Epilog: Patience and realism
One likely trend that we will see is that results from big data forecasts will be combined or cross-validated by experts. As previous research shows there is no “one size fits all” method for migration forecasting, but each method has its own set of strengths and weaknesses. Expert opinion on future migration flows can be valuable as big data may be big, but it is also “thin” meaning that other, essential, contextual information is often lacking.
Results from forecasts should first be contextualized, qualitatively analyzed by experts and then presented to policymakers alongside other sources. On the sidelines of a conference, Teddy Wilkin from EASO was sharing this story: “When my analysts detected a spike in searches for Italy among Nigerians, the machine took this at face value. In reality, we found that searches for Italy correlated with Champion League soccer games involving Italian teams.” According to him, EASO does not let policy makers into the “machine room.”

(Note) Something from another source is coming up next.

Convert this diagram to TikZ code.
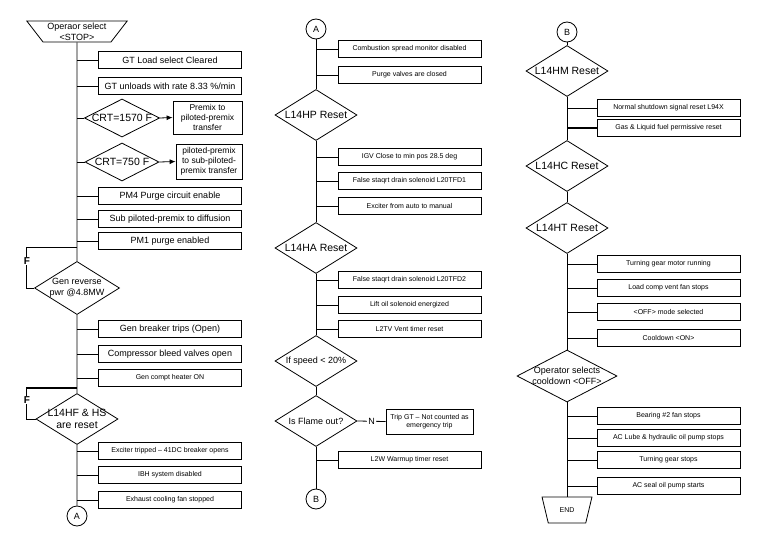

It is true that data scientists and policymakers have never had so many interactions on this issue, yet they are often still speaking different languages. We have a long way to go before digital data become a reliable mainstream forecasting tool, but our experiences in just the last year have been very encouraging. The momentum is there, but it needs to be sustained. Our hope is that policymakers and donor organizations don’t lose interest after the first gold rush. It is patience, realism and persistence that will allow the migration community to get the most value out of innovative data sources for migration forecasting — and other purposes.